* [Aim of the task]:
Look through the listing and locate every line containing the word "script"; copy those lines.

* [Data for the task]:
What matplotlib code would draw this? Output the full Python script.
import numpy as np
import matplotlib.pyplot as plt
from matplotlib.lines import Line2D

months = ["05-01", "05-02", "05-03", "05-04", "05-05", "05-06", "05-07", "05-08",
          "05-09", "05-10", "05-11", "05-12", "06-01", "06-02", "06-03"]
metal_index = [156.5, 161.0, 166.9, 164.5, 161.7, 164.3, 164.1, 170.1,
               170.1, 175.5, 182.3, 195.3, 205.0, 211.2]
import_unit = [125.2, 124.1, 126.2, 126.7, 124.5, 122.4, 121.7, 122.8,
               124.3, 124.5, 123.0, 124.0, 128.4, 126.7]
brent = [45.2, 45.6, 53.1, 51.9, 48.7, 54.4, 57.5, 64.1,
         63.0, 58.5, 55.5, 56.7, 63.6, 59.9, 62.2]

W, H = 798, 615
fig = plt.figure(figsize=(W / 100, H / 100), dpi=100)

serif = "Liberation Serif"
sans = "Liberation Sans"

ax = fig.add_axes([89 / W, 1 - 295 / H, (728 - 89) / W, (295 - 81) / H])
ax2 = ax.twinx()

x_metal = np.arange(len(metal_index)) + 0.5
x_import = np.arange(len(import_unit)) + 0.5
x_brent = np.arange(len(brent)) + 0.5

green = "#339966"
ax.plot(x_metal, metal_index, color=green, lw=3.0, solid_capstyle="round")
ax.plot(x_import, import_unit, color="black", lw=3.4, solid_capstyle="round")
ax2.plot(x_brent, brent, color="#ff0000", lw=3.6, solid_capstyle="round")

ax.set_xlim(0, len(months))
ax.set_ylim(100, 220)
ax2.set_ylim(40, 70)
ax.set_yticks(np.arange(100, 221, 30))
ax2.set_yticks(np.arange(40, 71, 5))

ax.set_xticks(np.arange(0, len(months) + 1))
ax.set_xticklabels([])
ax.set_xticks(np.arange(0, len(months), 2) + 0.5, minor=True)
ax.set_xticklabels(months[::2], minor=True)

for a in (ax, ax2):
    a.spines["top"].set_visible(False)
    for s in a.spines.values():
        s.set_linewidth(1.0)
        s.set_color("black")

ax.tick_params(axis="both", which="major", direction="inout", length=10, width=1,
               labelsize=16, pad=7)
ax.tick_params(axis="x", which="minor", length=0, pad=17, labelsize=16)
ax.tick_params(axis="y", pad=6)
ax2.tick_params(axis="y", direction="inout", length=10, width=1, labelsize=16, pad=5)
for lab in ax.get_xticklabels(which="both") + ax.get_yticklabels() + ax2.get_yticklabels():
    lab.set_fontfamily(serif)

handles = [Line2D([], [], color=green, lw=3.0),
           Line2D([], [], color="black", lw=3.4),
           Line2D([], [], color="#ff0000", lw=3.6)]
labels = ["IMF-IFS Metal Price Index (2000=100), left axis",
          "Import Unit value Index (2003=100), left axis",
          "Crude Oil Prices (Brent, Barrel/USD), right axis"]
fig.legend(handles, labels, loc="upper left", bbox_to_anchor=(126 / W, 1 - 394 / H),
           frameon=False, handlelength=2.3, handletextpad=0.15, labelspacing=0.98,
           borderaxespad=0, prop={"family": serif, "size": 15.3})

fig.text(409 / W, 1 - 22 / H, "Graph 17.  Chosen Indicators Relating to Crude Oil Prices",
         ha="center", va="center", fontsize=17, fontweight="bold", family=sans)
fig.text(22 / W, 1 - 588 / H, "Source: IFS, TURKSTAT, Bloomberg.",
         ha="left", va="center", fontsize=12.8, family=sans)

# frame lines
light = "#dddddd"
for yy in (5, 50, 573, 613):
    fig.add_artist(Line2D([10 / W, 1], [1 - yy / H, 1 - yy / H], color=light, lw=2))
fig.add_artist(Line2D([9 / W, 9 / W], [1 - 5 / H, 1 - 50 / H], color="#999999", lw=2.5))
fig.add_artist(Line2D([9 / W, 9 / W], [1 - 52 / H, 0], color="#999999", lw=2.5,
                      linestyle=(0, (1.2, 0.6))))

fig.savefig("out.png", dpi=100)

* * *

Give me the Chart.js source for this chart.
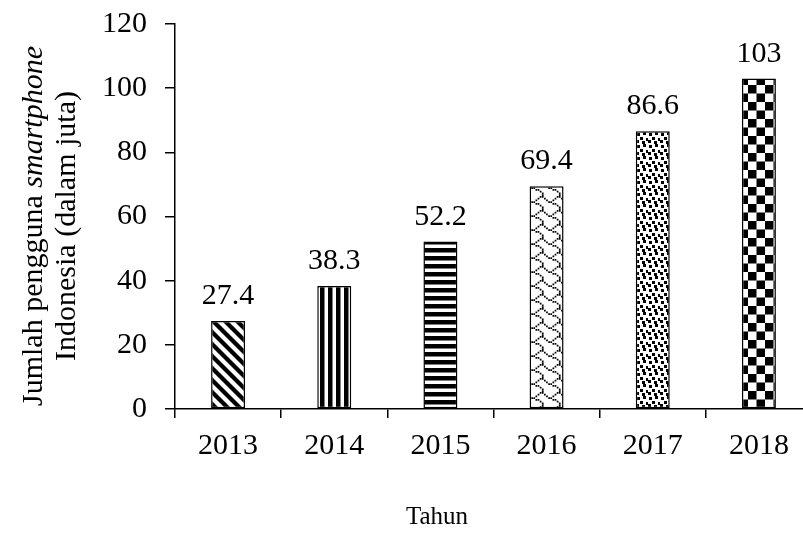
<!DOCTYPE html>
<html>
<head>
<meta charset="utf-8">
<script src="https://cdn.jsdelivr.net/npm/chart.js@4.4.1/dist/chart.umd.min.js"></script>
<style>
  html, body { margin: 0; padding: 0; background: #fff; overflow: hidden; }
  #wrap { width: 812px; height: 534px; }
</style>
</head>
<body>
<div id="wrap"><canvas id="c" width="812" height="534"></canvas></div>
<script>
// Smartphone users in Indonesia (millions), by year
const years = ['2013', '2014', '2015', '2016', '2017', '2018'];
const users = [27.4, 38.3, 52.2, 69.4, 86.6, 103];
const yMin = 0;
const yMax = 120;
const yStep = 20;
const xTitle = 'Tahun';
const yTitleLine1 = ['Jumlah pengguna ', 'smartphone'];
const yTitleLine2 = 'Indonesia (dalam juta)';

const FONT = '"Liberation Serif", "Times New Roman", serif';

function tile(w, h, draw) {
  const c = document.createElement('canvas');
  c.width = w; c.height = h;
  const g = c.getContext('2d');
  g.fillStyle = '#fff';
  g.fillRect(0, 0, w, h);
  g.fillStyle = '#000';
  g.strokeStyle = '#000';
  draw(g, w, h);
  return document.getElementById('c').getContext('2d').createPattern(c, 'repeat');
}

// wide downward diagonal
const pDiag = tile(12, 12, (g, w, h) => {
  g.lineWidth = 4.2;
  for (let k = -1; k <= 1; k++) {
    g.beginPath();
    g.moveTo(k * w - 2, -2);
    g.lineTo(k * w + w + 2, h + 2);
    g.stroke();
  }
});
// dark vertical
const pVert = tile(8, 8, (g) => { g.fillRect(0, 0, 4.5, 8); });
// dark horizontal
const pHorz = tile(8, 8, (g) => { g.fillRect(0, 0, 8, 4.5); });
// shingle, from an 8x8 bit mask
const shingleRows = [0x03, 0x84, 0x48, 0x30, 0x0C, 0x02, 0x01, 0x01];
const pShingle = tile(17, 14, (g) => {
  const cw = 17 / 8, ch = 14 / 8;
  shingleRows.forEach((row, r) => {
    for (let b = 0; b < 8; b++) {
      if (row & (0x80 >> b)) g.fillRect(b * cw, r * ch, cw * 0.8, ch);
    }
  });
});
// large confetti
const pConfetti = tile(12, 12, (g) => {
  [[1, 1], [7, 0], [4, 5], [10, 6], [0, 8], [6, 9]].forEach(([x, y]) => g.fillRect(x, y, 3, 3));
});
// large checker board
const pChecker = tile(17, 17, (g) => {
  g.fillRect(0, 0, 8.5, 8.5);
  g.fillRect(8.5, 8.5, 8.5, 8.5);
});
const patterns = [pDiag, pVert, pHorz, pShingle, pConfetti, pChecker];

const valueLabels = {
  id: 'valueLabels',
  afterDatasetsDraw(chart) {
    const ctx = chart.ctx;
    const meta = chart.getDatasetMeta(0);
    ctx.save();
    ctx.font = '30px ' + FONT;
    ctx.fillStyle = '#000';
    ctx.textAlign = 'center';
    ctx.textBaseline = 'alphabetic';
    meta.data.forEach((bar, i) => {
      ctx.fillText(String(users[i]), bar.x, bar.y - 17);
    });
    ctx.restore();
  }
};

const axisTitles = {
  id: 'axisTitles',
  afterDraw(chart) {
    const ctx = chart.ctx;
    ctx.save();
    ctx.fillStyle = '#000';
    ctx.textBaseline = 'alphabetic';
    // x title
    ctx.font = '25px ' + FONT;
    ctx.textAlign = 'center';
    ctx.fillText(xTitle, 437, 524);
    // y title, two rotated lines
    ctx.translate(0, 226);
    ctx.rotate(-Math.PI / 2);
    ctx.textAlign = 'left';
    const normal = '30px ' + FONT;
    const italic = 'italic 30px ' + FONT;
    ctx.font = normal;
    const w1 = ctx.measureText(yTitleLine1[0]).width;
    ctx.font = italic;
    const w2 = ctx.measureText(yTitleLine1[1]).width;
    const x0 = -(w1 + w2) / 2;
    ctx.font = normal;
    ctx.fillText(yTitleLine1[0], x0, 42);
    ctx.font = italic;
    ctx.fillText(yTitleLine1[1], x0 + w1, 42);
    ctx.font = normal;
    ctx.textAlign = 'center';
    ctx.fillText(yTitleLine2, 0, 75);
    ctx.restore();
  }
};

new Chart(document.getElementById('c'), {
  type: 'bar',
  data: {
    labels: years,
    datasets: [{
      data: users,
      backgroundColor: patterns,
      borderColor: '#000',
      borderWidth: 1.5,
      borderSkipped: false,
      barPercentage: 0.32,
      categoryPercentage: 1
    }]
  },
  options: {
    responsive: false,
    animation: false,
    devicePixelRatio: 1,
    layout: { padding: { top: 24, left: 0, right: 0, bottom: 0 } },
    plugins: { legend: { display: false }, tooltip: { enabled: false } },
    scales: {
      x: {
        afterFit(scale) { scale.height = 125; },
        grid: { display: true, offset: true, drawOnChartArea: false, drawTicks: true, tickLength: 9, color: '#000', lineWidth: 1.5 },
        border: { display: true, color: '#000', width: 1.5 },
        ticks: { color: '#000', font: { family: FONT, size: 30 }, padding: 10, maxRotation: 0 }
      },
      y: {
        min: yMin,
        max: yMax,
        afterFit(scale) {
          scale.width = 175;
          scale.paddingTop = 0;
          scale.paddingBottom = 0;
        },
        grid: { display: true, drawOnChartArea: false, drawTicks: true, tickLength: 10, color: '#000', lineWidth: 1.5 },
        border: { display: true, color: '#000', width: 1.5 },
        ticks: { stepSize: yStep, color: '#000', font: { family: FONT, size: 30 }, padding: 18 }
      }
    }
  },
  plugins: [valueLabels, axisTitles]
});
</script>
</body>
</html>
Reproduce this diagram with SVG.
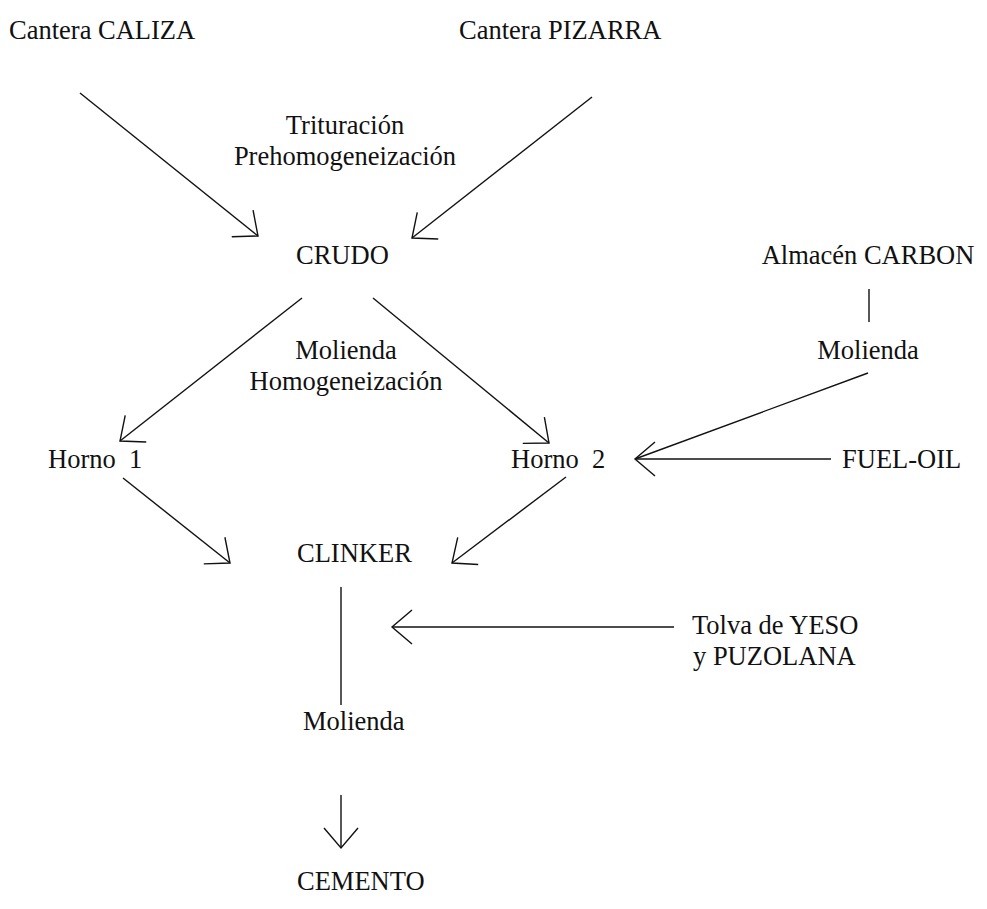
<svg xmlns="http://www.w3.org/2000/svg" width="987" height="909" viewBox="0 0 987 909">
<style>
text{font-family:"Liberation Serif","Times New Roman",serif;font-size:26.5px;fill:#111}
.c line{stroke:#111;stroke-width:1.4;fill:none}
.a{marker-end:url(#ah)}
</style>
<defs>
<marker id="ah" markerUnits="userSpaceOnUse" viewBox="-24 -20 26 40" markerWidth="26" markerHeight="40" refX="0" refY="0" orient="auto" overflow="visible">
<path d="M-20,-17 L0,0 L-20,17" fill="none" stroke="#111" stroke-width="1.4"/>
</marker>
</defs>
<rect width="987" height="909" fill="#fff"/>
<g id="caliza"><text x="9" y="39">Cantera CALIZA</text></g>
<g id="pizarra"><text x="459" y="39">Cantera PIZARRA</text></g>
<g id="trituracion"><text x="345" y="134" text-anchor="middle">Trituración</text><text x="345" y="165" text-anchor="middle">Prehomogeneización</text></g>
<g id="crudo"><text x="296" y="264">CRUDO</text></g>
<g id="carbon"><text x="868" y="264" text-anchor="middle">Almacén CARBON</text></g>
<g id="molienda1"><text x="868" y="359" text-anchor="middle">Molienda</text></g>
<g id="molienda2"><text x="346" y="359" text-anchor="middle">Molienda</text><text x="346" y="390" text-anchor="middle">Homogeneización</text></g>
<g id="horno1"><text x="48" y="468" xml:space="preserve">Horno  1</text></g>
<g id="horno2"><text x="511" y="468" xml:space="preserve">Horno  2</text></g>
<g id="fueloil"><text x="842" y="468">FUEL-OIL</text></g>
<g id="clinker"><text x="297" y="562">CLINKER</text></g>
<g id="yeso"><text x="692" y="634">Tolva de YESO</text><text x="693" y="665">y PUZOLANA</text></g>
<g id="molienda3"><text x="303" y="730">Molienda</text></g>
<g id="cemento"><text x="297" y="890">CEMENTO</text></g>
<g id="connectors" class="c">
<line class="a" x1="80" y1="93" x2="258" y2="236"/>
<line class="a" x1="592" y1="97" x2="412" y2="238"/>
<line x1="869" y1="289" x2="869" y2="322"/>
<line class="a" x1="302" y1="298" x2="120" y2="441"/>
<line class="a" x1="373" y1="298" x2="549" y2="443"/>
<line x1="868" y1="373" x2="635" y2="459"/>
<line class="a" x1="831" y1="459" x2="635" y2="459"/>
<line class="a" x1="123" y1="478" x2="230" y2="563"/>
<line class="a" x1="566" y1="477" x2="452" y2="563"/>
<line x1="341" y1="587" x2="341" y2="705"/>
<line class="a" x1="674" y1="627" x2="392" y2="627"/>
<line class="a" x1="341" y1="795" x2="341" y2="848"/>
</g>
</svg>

...

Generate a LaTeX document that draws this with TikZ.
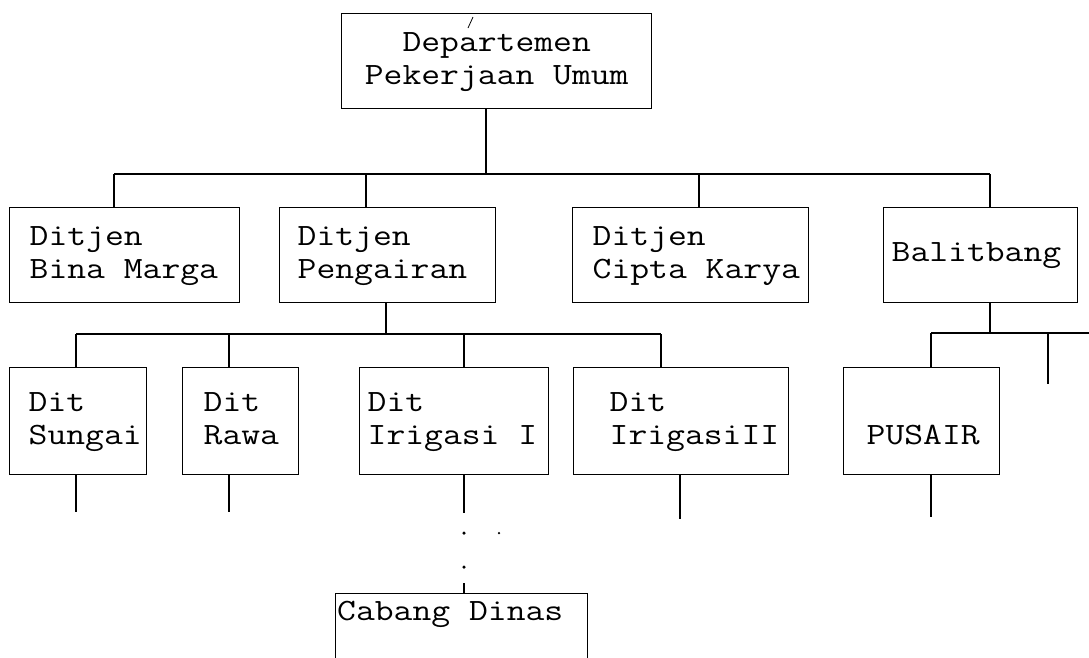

* [Solution for this problem]:
What matplotlib code would draw this? Output the full Python script.
<script src="https://cdn.jsdelivr.net/npm/chart.js@4.4.1/dist/chart.umd.min.js"></script>
<script>
</script>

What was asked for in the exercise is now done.